Selain kedelapan penyakit/gangguan di atas, masih ada beberapa lainnya yang dapat menjadi penyebab hipertensi sekunder, antara lain:
Konsumsi alkohol berlebihan
Penggunaan Pil KB
Efek samping obat flu tertentu dan obat pengurang nafsu makan
Diabetes
Tumor Wilms (pada anak)
2.3 Manifestasi Klinis
Pada sebagian besar penderita, hipertensi tidak menimbulkan gejala, meskipun secara tidak sengaja beberapa gejala terjadi bersamaan dan dipercaya berhubungan dengan tekanan darah tinggi. Gejala yang dimaksud adalah sakit kepala, perdarahan dari hidung, pusing, wajah kemerahan dan kelelahan, yang bisa saja terjadi baik pada penderita hipertensi, maupun pada seseorang dengan tekanan darah yang normal.

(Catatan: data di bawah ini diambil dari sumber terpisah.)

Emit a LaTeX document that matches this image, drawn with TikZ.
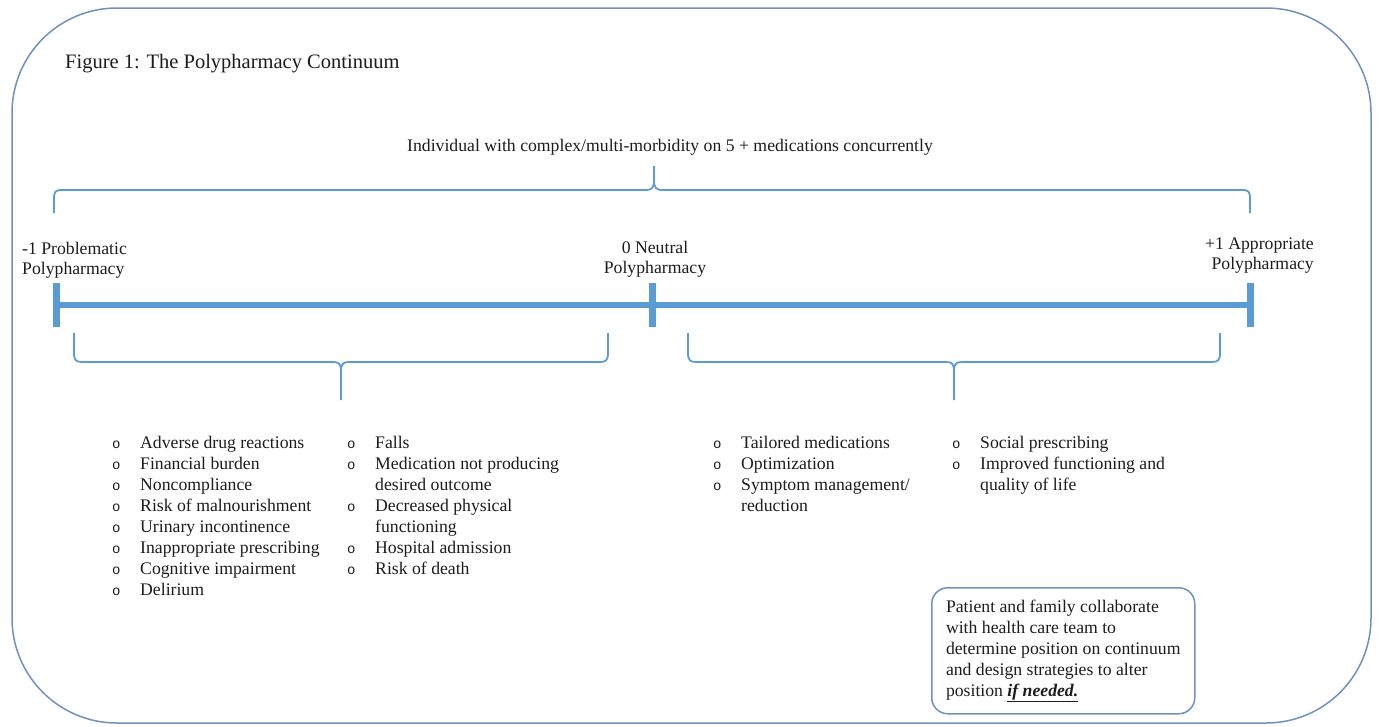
\documentclass[tikz,border=0pt]{standalone}
\usepackage{fontspec}
\setmainfont{Liberation Serif}
\newfontfamily\bulfont{Liberation Mono}
\usetikzlibrary{calc}
\definecolor{lineblue}{HTML}{5B9BD5}
\definecolor{frameblue}{HTML}{6E91BE}
\definecolor{inkgray}{HTML}{1C1C1C}
\newcommand\bl{\makebox[28pt][l]{\bulfont\fontsize{14}{21}\selectfont o}}
\begin{document}
\begin{tikzpicture}[x=1pt,y=-1pt,
  txt/.style={inner sep=0pt, text=inkgray, font=\fontsize{17.7}{21}\selectfont},
  lbl/.style={inner sep=0pt, text=inkgray, font=\fontsize{17.7}{20}\selectfont},
  brace/.style={draw=lineblue, line width=1.8pt},
  axis/.style={draw=lineblue, line width=6pt},
  tickmark/.style={draw=lineblue, line width=7pt},
  frame/.style={draw=frameblue, line width=1.5pt},
]
\useasboundingbox (0,0) rectangle (1379,726);
\draw[frame, rounded corners=105pt] (12,8) rectangle (1371,723);

% title and header
\node[txt, font=\fontsize{20.5}{24}\selectfont, anchor=base west] (title) at (65,68) {Figure 1: The Polypharmacy Continuum};
\node[txt, anchor=base] (indiv) at (670,151) {Individual with complex/multi-morbidity on 5 + medications concurrently};

% top brace
\draw[brace] (54,213) -- (54,199) .. controls (54,192) and (55,190) .. (62,190) -- (645,190) .. controls (652,190) and (654,188) .. (654,180) -- (654,166)
  -- (654,180) .. controls (654,188) and (656,190) .. (663,190) -- (1242,190) .. controls (1249,190) and (1250,192) .. (1250,199) -- (1250,213);

% axis
\coordinate (lm) at (56,305);
\coordinate (zm) at (652,305);
\coordinate (rm) at (1250,305);
\draw[axis] (lm) -- (rm);
\draw[tickmark] ($(lm)+(0,-22)$) -- ($(lm)+(0,22)$);
\draw[tickmark] ($(zm)+(0,-22)$) -- ($(zm)+(0,22)$);
\draw[tickmark] ($(rm)+(0,-22)$) -- ($(rm)+(0,22)$);

% axis labels
\node[lbl, anchor=base west] (lneg) at (22,254) {\begin{tabular}[t]{@{}l@{}}-1 Problematic\\Polypharmacy\end{tabular}};
\node[lbl, anchor=base] (lzero) at (655,253) {\begin{tabular}[t]{@{}c@{}}0 Neutral\\Polypharmacy\end{tabular}};
\node[lbl, anchor=base east] (lpos) at (1314,249) {\begin{tabular}[t]{@{}r@{}}+1 Appropriate\\Polypharmacy\end{tabular}};

% lower braces
\draw[brace] (74,333) -- (74,353) .. controls (74,360) and (76,362) .. (82,362) -- (333,362) .. controls (339,362) and (341,364) .. (341,371) -- (341,400)
  -- (341,371) .. controls (341,364) and (343,362) .. (349,362) -- (600,362) .. controls (606,362) and (608,360) .. (608,353) -- (608,333);
\draw[brace] (688,333) -- (688,353) .. controls (688,360) and (690,362) .. (696,362) -- (946,362) .. controls (952,362) and (954,364) .. (954,371) -- (954,400)
  -- (954,371) .. controls (954,364) and (956,362) .. (962,362) -- (1212,362) .. controls (1218,362) and (1220,360) .. (1220,353) -- (1220,333);

% lists
\node[txt, anchor=base west] (neg1) at (112,448) {\begin{tabular}[t]{@{}l@{}l@{}}
\bl & Adverse drug reactions\\
\bl & Financial burden\\
\bl & Noncompliance\\
\bl & Risk of malnourishment\\
\bl & Urinary incontinence\\
\bl & Inappropriate prescribing\\
\bl & Cognitive impairment\\
\bl & Delirium
\end{tabular}};
\node[txt, anchor=base west] (neg2) at (347,448) {\begin{tabular}[t]{@{}l@{}l@{}}
\bl & Falls\\
\bl & Medication not producing\\
\makebox[28pt]{} & desired outcome\\
\bl & Decreased physical\\
\makebox[28pt]{} & functioning\\
\bl & Hospital admission\\
\bl & Risk of death
\end{tabular}};
\node[txt, anchor=base west] (pos1) at (713,448) {\begin{tabular}[t]{@{}l@{}l@{}}
\bl & Tailored medications\\
\bl & Optimization\\
\bl & Symptom management/\\
\makebox[28pt]{} & reduction
\end{tabular}};
\node[txt, anchor=base west] (pos2) at (952,448) {\begin{tabular}[t]{@{}l@{}l@{}}
\bl & Social prescribing\\
\bl & Improved functioning and\\
\makebox[28pt]{} & quality of life
\end{tabular}};

% note box
\node[txt, frame, rounded corners=16pt, minimum width=263pt, minimum height=126pt, align=left, anchor=north west] (note) at (931,587)
 {Patient and family collaborate\\with health care team to\\determine position on continuum\\and design strategies to alter\\position \underline{\textbf{\textit{if needed.}}}};
\end{tikzpicture}
\end{document}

Retina merupakan bagian tubuh yang secara langsung bisa menunjukkan adanya efek dari hipertensi terhadap arteriola (pembuluh darah kecil). Dengan anggapan bahwa perubahan yang terjadi di dalam retina mirip dengan perubahan yang terjadi di dalam pembuluh darah lainnya di dalam tubuh, seperti ginjal. Untuk memeriksa retina, digunakan suatu oftalmoskop. Dengan menentukan derajat kerusakan retina (retinopati), maka bisa ditentukan beratnya hipertensi.
Jika hipertensi berat atau menahun dan tidak diobati, bisa timbul gejala berikut :
a. Sakit kepala bagian oksipital
b. Kelelahan
c. Epistaksis
d. Pusing dan migren
e. Mual
f. Muntah
g. Sesak nafas
h. Gelisah
i. Padangan menjadi kabur yang terjadi karena adanya kerusakan pada otak, mata, jatung dan ginjal.
2.4 Patofisiologi
1. Hipertensi Ginjal (Renal/kidney hypertension)
Penyakit-penyakit ginjal dapat menyebabkan hipertensi sekunder. Tipe dari hipertensi sekunder ini disebut hipertensi ginjal/renal karena disebabkan oleh suatu persoalan didalam ginjal. Satu penyebab penting dari hipertensi ginjal adalah penyempitan (stenosis) arteri yang mensuplai darah ke ginjal-ginjal (arteri ginjal/renal artery). Pada individu-individu yang lebih muda, terutama wanita, penyempitan disebabkan oleh suatu penebalan otot dinding arteri-arteri yang menuju ke ginjal (fibromuscular hyperplasia). Pada individu-individu yang lebih tua, penyempitan umumnya disebabkan oleh plak-plak mengandung lemak (atherosclerotic) yang mengeras yang menghalangi arteri ginjal.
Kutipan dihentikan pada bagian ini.